In This Section
Overview
This page discusses the AepEngine's AepStuckAlertEvent which is emitted in cases where it is determined that the engine is in a state that could prevent processing of further messages. There are two such cases that are reported by the event:
Hung Transaction Pipeline
Engine transactions complete asynchronously in the background after successful return from a message handler. To detect such a case the engine statistics for number of commits started vs the number of commits completed are examined periodically to see if the number of commits completed is less than the number started and hasn't changed for some time. Some possible causes for this situation are that replication to a backup has flow controlled an outbound message bus has flow controlled or an outbound message bus has started dropping acknowledgements.
Hung Message/Event Handler
If a message handler (or other event handler) has hung this will also cause the engine to stop processing messages. To detect this case the engine's statistics for number of events received vs the number of events processed are examined periodically to see if the number of events processed is less than the number of events received and hasn't changed for some time. Some possible causes for this situation are a message handler erroneously sleeping or deadlocked.
Configuration and Usage
To enable stuck alert check, the AepEngineDescriptor.setStuckAlertEventThreshold should be set.
Setting The Threshold
Defines the threshold, in seconds, after which an AepStuckAlertEvent
is dispatched to the application's IAepAsynchronousEventHandler
.
An AepStuckAlertEvent
event is intended to alert that the engine's transaction pipeline is "stuck" i.e. there are one or more transaction commits in the pipeline and/or the engine's event multiplexer thread is not processing any events. For example, the event multiplexer thread could be flow controlled on the replication connection due to an issue in the backup or could be spinning in a loop in the business logic due to a bug in a business logic handler. This event triggered by the AEP engine under the following conditions:
- There are > 0 commits in the engine's commit pipeline
- The number of completed commits in the pipeline has not changed for a configurable period of time
- Stuck alert events are now only emitted if the stuck condition has persisted through two stuck alert threshold checks. This prevents a 'false positve' alert from occurring in the case where an engine has been idle for more than the stuck alert threshold and a new transaction is started just before a stuck engine check is made.

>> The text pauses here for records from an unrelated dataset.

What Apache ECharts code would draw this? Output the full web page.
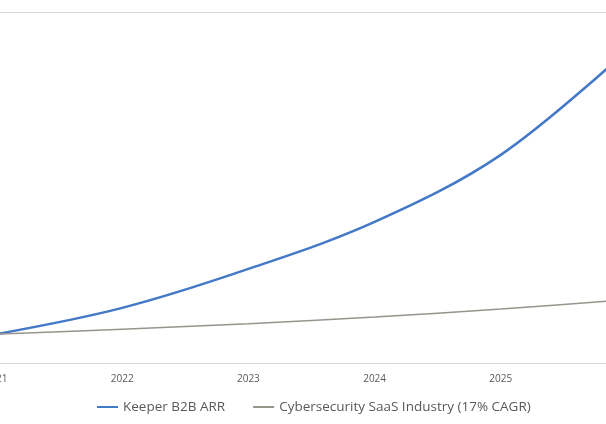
<!DOCTYPE html>
<html>
<head>
<meta charset="utf-8">
<script src="https://cdn.jsdelivr.net/npm/echarts@6/dist/echarts.min.js"></script>
<style>
  html, body { margin: 0; padding: 0; background: #fff; }
  #chart { width: 606px; height: 424px; }
</style>
</head>
<body>
<div id="chart"></div>
<script>
// years along the x axis (2021 and 2026 sit just outside the visible crop)
const years = ['2021', '2022', '2023', '2024', '2025', '2026'];
// relative ARR index
const keeperArr = [8.2, 15.7, 26.8, 40.2, 59.3, 89];
const industry = [8.2, 9.6, 11.2, 13.1, 15.4, 18.0];

const chart = echarts.init(document.getElementById('chart'));

chart.setOption({
  animation: false,
  grid: { left: -4, right: -21, top: 12, bottom: 61, outerBoundsMode: 'none', containLabel: false },
  legend: {
    bottom: 5,
    left: 92,
    icon: 'rect',
    itemWidth: 21,
    itemHeight: 2,
    itemGap: 28,
    textStyle: { color: '#595959', fontSize: 13.5, fontFamily: 'Open Sans' },
    data: ['Keeper B2B ARR', 'Cybersecurity SaaS Industry (17% CAGR)'],
  },
  xAxis: {
    type: 'category',
    boundaryGap: false,
    data: years,
    axisLine: { lineStyle: { color: '#d9d9d9', width: 1 } },
    axisTick: { show: false },
    axisLabel: { color: '#595959', fontSize: 10, fontFamily: 'Open Sans', margin: 11 },
  },
  yAxis: {
    type: 'value',
    min: 0,
    max: 100,
    interval: 100,
    axisLine: { show: false },
    axisLabel: { show: false },
    splitLine: { lineStyle: { color: '#d9d9d9', width: 1 } },
  },
  series: [
    {
      name: 'Keeper B2B ARR',
      type: 'line',
      smooth: 0.35,
      showSymbol: false,
      data: keeperArr,
      color: '#4479c8',
      lineStyle: { width: 2.5 },
    },
    {
      name: 'Cybersecurity SaaS Industry (17% CAGR)',
      type: 'line',
      smooth: 0.35,
      showSymbol: false,
      data: industry,
      color: '#96958c',
      lineStyle: { width: 1.5 },
    },
  ],
});
</script>
</body>
</html>
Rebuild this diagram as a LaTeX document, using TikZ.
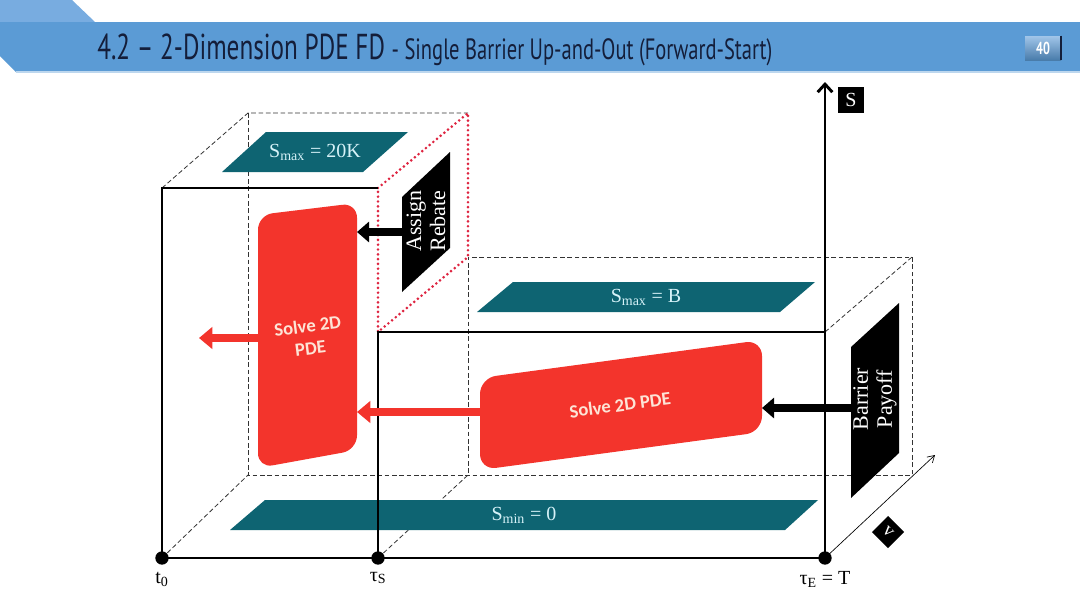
\documentclass[tikz,border=0pt]{standalone}
\usepackage{fontspec}
\setmainfont{Liberation Serif}
\newfontfamily\titlefont[FakeStretch=0.7]{PT Sans}
\newfontfamily\calfont{Carlito}
\usetikzlibrary{arrows.meta,positioning}

\definecolor{bandblue}{RGB}{91,155,213}
\definecolor{bevelblue}{RGB}{120,172,224}
\definecolor{titleink}{RGB}{20,30,58}
\definecolor{barteal}{RGB}{14,100,114}
\definecolor{barink}{RGB}{214,242,248}
\definecolor{pdered}{RGB}{243,52,44}
\definecolor{pdeink}{RGB}{253,228,214}
\definecolor{dotred}{RGB}{222,36,64}

\tikzset{
  solidedge/.style={line width=1.9pt, black},
  hiddenedge/.style={line width=0.6pt, black!80, dash pattern=on 3.5pt off 2pt},
  bartext/.style={text=barink, font=\fontsize{15}{17}\selectfont, inner sep=0pt},
  boxtext/.style={text=white, font=\fontsize{16.5}{18}\selectfont, align=center, rotate=90, inner sep=0pt},
  pdetext/.style={text=pdeink, font=\calfont\bfseries\fontsize{14}{17}\selectfont, align=center, inner sep=0pt},
  redarrow/.style={pdered, line width=6pt, -{Triangle[length=10pt,width=16pt]}},
  blackarrow/.style={black, line width=5.5pt, -{Triangle[length=9pt,width=15pt]}},
  timelabel/.style={font=\fontsize{15}{17}\selectfont, inner sep=0pt},
  timedot/.style={circle, fill=black, minimum size=10pt, inner sep=0pt}
}

\begin{document}
\begin{tikzpicture}[x=0.75pt,y=0.75pt,yscale=-1,xscale=1]
\useasboundingbox (0,0) rectangle (1080,608);

%Shape: Title band
\fill[bevelblue] (0,0) -- (72,0) -- (95,22) -- (0,22) -- cycle ;
\fill[bandblue] (0,22) -- (1080,22) -- (1080,72) -- (16,72) -- (0,56) -- cycle ;
\draw[white!60!bandblue, line width=0.8pt] (16,72) -- (1080,72) ;
% Text Node
\node[anchor=base west, inner sep=0pt, text=titleink] (title) at (97,59)
  {\titlefont\fontsize{27}{30}\selectfont 4.2 – 2-Dimension PDE FD\ \fontsize{22}{24}\selectfont - Single Barrier Up-and-Out (Forward-Start)};
%Shape: Page number
\node[top color=bevelblue!70!white, bottom color=bandblue!80!black, minimum width=27pt, minimum height=18pt, inner sep=0pt, text=white, font=\titlefont\bfseries\fontsize{13}{14}\selectfont] (pgno) at (1043,48) {40};
\draw[titleink, line width=1.2pt] (pgno.north east) -- (pgno.south east) ;

%Shape: Hidden edges
\draw[hiddenedge] (162,188) -- (248,113) -- (468,113) ;
\draw[hiddenedge] (248,113) -- (248,475) -- (912,475) -- (912,257) -- (468,257) -- (468,475) ;
\draw[hiddenedge] (162,558) -- (248,475) ;
\draw[hiddenedge] (378,558) -- (468,475) ;
\draw[hiddenedge] (825,332) -- (912,257) ;

%Shape: Rebate face
\draw[dotred, line width=2.2pt, line cap=round, dash pattern=on 0pt off 3.6pt] (378,188) -- (468,113) -- (468,257) -- (378,332) -- cycle ;

%Shape: Bars
\fill[barteal] (222,172) -- (266,132) -- (408,132) -- (363,172) -- cycle ;
\node[bartext] (smaxK) at (315,152) {S\textsubscript{max} = 20K};
\fill[barteal] (477,312) -- (513,282) -- (815,282) -- (780,312) -- cycle ;
\node[bartext] (smaxB) at (646,297) {S\textsubscript{max} = B};
\fill[barteal] (230,530) -- (265,500) -- (818,500) -- (785,530) -- cycle ;
\node[bartext] (smin) at (524,515) {S\textsubscript{min} = 0};

%Shape: Solid edges
\draw[solidedge] (162,558) -- (162,188) -- (378,188) ;
\draw[solidedge] (378,558) -- (378,332) -- (825,332) ;
\draw[solidedge] (162,558) -- (825,558) ;

%Shape: Boundary boxes
\fill[black] (402,197) -- (450,152) -- (450,248) -- (402,292) -- cycle ;
\node[boxtext] (rebate) at (426,221) {Assign\\Rebate};
\coordinate (rebate-w) at (403,232) ;
\fill[black] (851,347) -- (899,303) -- (899,453) -- (851,498) -- cycle ;
\node[boxtext] (payoff) at (875,399) {Barrier\\Payoff};
\coordinate (payoff-w) at (852,408) ;

%Shape: PDE blocks
\fill[pdered, rounded corners=11pt] (258,215) -- (357,203) -- (357,450) -- (258,468) -- cycle ;
\node[pdetext, rotate=7] (pdeFwd) at (309,337) {Solve 2D\\PDE};
\coordinate (pdeFwd-e) at (357,232) ;
\coordinate (pdeFwd-w) at (259,338) ;
\coordinate (pdeFwd-e2) at (357,412) ;
\fill[pdered, rounded corners=12pt] (480,378) -- (762,340) -- (762,432) -- (480,470) -- cycle ;
\node[pdetext, rotate=7.5] (pdeBar) at (620,405) {Solve 2D PDE};
\coordinate (pdeBar-e) at (762,408) ;
\coordinate (pdeBar-w) at (481,412) ;
\coordinate (out) at (199,338) ;

%Straight Lines: arrows
\draw[redarrow] (pdeFwd-w) -- (out) ;
\draw[redarrow] (pdeBar-w) -- (pdeFwd-e2) ;
\draw[blackarrow] (rebate-w) -- (pdeFwd-e) ;
\draw[blackarrow] (payoff-w) -- (pdeBar-e) ;

%Shape: Axes
\node[timedot] (t0) at (162,558) {};
\node[timedot] (tS) at (378,558) {};
\node[timedot] (tE) at (825,558) {};
\coordinate (Stop) at (825,82) ;
\coordinate (vtop) at (935,455) ;
\draw[black, line width=2.2pt, -{Straight Barb[length=6pt,width=11pt]}] (tE.center) -- (Stop) ;
\draw[black, line width=0.5pt, -{Straight Barb[length=5pt,width=6pt]}] (tE.center) -- (vtop) ;
\node[fill=black, text=white, minimum size=19pt, inner sep=0pt, font=\fontsize{15}{16}\selectfont] (Slab) at (851,100) {S};
\node[fill=black, text=white, minimum size=17pt, inner sep=0pt, rotate=-45, font=\fontsize{14}{15}\selectfont] (vlab) at (888,532) {v};

% Text Node
\node[timelabel, below=5pt of t0] {t\textsubscript{0}};
% Text Node
\node[timelabel, below=5pt of tS] {τ\textsubscript{S}};
% Text Node
\node[timelabel, below=5pt of tE] {τ\textsubscript{E} = T};

\end{tikzpicture}
\end{document}
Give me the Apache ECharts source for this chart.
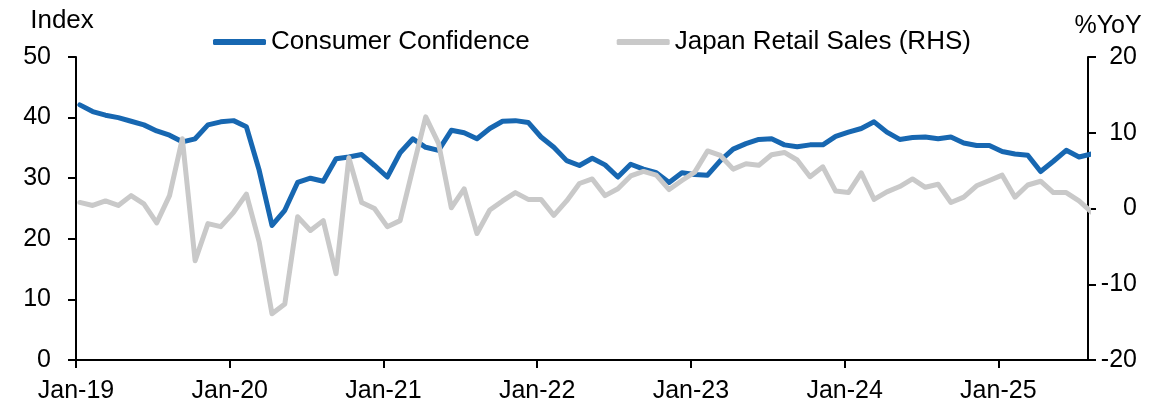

- A message or event handler is hung and preventing the engine's multiplexer thread from processing further events
- Per stuck engine check either a HungTransactionPipeline or HungEventHandler will be reported, not both, and HungTransactionPipeline takes precedence. Stuck alerts are meant to raise a warning that an administrator should investigate engine health, and make a deeper determination of possible root causes. Upon seeing that StuckAlertEvent has been raised, thread dumps should be taken, and stats and trace logs should be examined to determine if there is a serious issue.
AsynchronousEventHandler
StuckAlertEvents aren't dispatched via the engine's regular event handler because in this case the handler itself may be stuck. To receive AepStuckAlertEvents, and application must register an AsynchonousEventHandler with the engine via the setAsynchronousEventHandler method.
AepStuckAlertEvent
The following accessors are available on a AepStuckAlertEvent
Field | Description |
---|---|
Reason | Returns the reason for this alert. Possible values are: HungTransactionPipeline: AepEngine transactions complete asychronously in a pipelined fashion. The engine's pipeline is considered hung when there are oustanding commits that have not completed. HungEventHandler :Indicates that the AepEngine's event processor is hung. The event processor thread handles dispatching of application messages to their handlers along with other internal events. |
Message | An optional descriptive message intended for display in an alert message. |
Engine | The engine that is stuck. |
LastEventProcessedTimestamp | Gets the timestamp in millis of the last event fully processed by the engine's event handler or the time that the first event was received whichever is greater |
LastCommitCompletionTimestamp | Gets the timestamp in millis of the last completed engine transaction or the timestamp that the first event was received whichever is greater |
IncompleteCommitCount | Gets the number of commits that have not been completed. |
Abatement and Repeated Alerts
There currently is no corresponding abatement event for stuck alerts, abatement of a stuck alert condition can be determined by looking at the numCommitsCompleted engine stat, if the number of commits completed is increasing then the stuck condition has abated.
AepStuckAlertEvents are not repeatedly dispatched for a given stuck condition. For a HungTransactionPipeline another stuck alert won't be generated until at least one commit has completed since the last alert. For a HungEventHandler, another stuck alert event won't be triggered until at least one event has been successfully processed since the last alert.